Another and more significant characteristic of electric heating elements is their inability to withstand vibrations and high accelerations. In a paper cup machine, the device that heats the bottom portion of the cup must move toward the outer end of the mandrel while the mandrel dwells at the station at which such heating takes place, and the heating device must thereafter move back away from the mandrel, in order to be clear of the cup, before the mandrel is carried away from that station by turret rotation. Since paper cup machines produce substantially in excess of 100 cups per minute, it is evident that an electric heating element cannot be allowed to partake of the necessarily rapid advance and withdrawal of the heating device that must take place during the fractional-second dwell of a mandrel at the heating station. Furthermore, if the electric heating element is stationarily mounted and is used to heat a stream of air that is delivered to a nozzle for discharge towards the cup bottom, the air stream passing the heating element cannot be allowed to develop any substantial pulsation as a result of advance and retraction of the nozzle, because such variations in stream flow would impart vibrations to the heating element that would break it in a surprisingly short time.

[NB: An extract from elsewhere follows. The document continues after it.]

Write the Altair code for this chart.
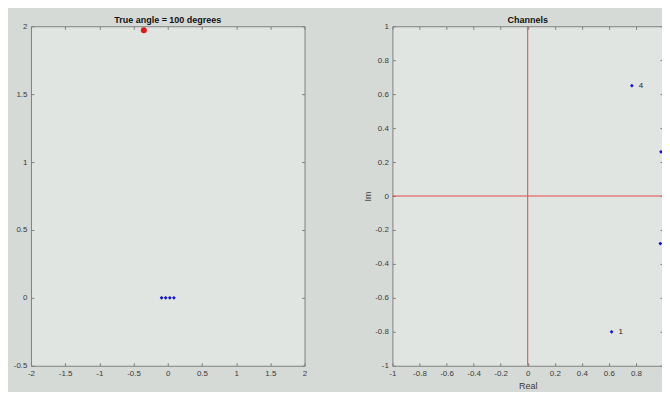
import altair as alt
import pandas as pd

# ---- data ----
true_x = [-0.35]
true_y = [1.97]
sensor_x = [-0.09, -0.03, 0.03, 0.09]
sensor_y = [0.0, 0.0, 0.0, 0.0]

chan_re = [0.62, 0.98, 0.985, 0.77]
chan_im = [-0.80, -0.28, 0.26, 0.65]
chan_lab = ["1", "2", "3", "4"]

left_xticks = [-2, -1.5, -1, -0.5, 0, 0.5, 1, 1.5, 2]
left_yticks = [-0.5, 0, 0.5, 1, 1.5, 2]
right_ticks = [-1, -0.8, -0.6, -0.4, -0.2, 0, 0.2, 0.4, 0.6, 0.8, 1]
origin = [0]

FONT = "Liberation Sans"
AX_COL = "#808080"
LAB_COL = "#3a3a3a"
RED_LINE = "#e04a4a"

df_true = pd.DataFrame({"x": true_x, "y": true_y})
df_sens = pd.DataFrame({"x": sensor_x, "y": sensor_y})
df_chan = pd.DataFrame({"x": chan_re, "y": chan_im, "lab": chan_lab})
df_zero = pd.DataFrame({"x": origin, "y": origin})

LBL = "'' + datum.value"


def label_axis(vals, title=None, tpad=0):
    return alt.Axis(values=vals, ticks=False, domain=False, grid=False,
                    labelExpr=LBL, labelFont=FONT, labelFontSize=8,
                    labelColor=LAB_COL, labelPadding=4, labelFlush=False,
                    labelOverlap=False, title=title if title else "",
                    titleFont=FONT, titleFontSize=9, titleFontWeight="normal",
                    titleColor=LAB_COL, titlePadding=tpad)


def tick_axis(vals, orient, offset):
    return alt.Axis(values=vals, orient=orient, offset=offset, labels=False,
                    domain=False, grid=False, ticks=True, tickSize=3,
                    tickColor=AX_COL, title="")


def panel(main_layers, data_any, xdom, ydom, xt, yt, w, h, title,
          xtitle=None, ytitle=None, red_axes=False):
    xs = alt.Scale(domain=xdom, nice=False, zero=False)
    ys = alt.Scale(domain=ydom, nice=False, zero=False)
    layers = []
    if red_axes:
        layers.append(alt.Chart(df_zero).mark_rule(color=RED_LINE, strokeWidth=1).encode(
            x=alt.X("x:Q", scale=xs, axis=None)))
        layers.append(alt.Chart(df_zero).mark_rule(color=RED_LINE, strokeWidth=1).encode(
            y=alt.Y("y:Q", scale=ys, axis=None)))
    for i, (mk, df, extra) in enumerate(main_layers):
        enc = dict(
            x=alt.X("x:Q", scale=xs, axis=label_axis(xt, xtitle, 4) if i == 0 else None),
            y=alt.Y("y:Q", scale=ys, axis=label_axis(yt, ytitle, 2) if i == 0 else None),
        )
        enc.update(extra)
        layers.append(mk(alt.Chart(df)).encode(**enc))
    # inward ticks on all four sides
    for xo, yo in [("top", "right"), ("bottom", "left")]:
        layers.append(
            alt.Chart(data_any).mark_point(opacity=0).encode(
                x=alt.X("x:Q", scale=xs, axis=tick_axis(xt, xo, -h)),
                y=alt.Y("y:Q", scale=ys, axis=tick_axis(yt, yo, -w)),
            )
        )
    return alt.layer(*layers).resolve_axis(x="independent", y="independent").properties(
        width=w, height=h,
        title=alt.TitleParams(title, font=FONT, fontSize=9, fontWeight="bold",
                              color="#111111", offset=-3),
    )


left = panel(
    [
        (lambda c: c.mark_point(shape="diamond", filled=True, size=14, color="#1010d8", opacity=1), df_sens, {}),
        (lambda c: c.mark_circle(size=36, color="#e01818", opacity=1), df_true, {}),
    ],
    df_sens, [-2, 2], [-0.5, 2], left_xticks, left_yticks, 274, 340,
    "True angle = 100 degrees",
)

right = panel(
    [
        (lambda c: c.mark_point(shape="diamond", filled=True, size=14, color="#1010d8", opacity=1), df_chan, {}),
        (lambda c: c.mark_text(align="left", dx=7, font=FONT, fontSize=8, color="#222222"),
         df_chan, {"text": alt.Text("lab:N")}),
    ],
    df_chan, [-1, 1], [-1, 1], right_ticks, right_ticks, 271, 340,
    "Channels", xtitle="Real", ytitle="Im", red_axes=True,
)

chart = alt.hconcat(left, right, spacing=88, bounds="flush").properties(
    background="#d6dad6",
    padding={"left": 4, "top": 7, "right": -11, "bottom": 0},
).configure_view(fill="#e1e5e1", stroke=AX_COL, strokeWidth=1)

chart.save("out.html", embed_options={"renderer": "svg", "actions": False})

Since an electric heating element employed for heating the bottom-seam-forming portions of cup blanks must be mounted in a fixed position, it must obviously be remote from the heat applying device that moves toward and from the turret axis, and therefore heat has to be conducted from the heating element to that device. It is apparent that a moving stream of air--provided it has steady flow--affords a satisfactory medium for such heat transfer, and is also a desirable medium for contactless application of heat to the seam forming portions of cup blanks. But because of the heat transfer characteristics of air, not enough heat can be applied to the cup blanks by merely blowing hot air against them during the limited period of dwell available at the bottom heating station under practical conditions of air flow rate and heating element size.
Another consideration that has to be borne in mind with respect to heating devices in a paper cup machine is that the machine can be stopped on occasion--either intentionally or because of a malfunction--while cup blanks are in juxtaposition to the heating devices. It goes without saying that heating devices in commercially available cup machines function satisfactorily under normal conditions of machine operation, but in many cases heat continues to be applied to cup blanks during any stoppage of the machine, and the overheated cup blanks are ruined. Loss of a few cup blanks is in itself inconsequential, but the significant problem that almost invariably arises when cup blanks are overheated is that the overheated material of the cup blank and its coating sticks to the heating devices and other parts of the machine and has to be completely and laboriously removed before the machine can be put back into operation.
Thus a completely satisfactory cup machine should form tight, neat, heat fused bottom and side seams, should have electric elements as its heat sources, and should not need clean-up after a stoppage or shut down. So far as is known, no cup making machine heretofore available has fully met all of these criteria.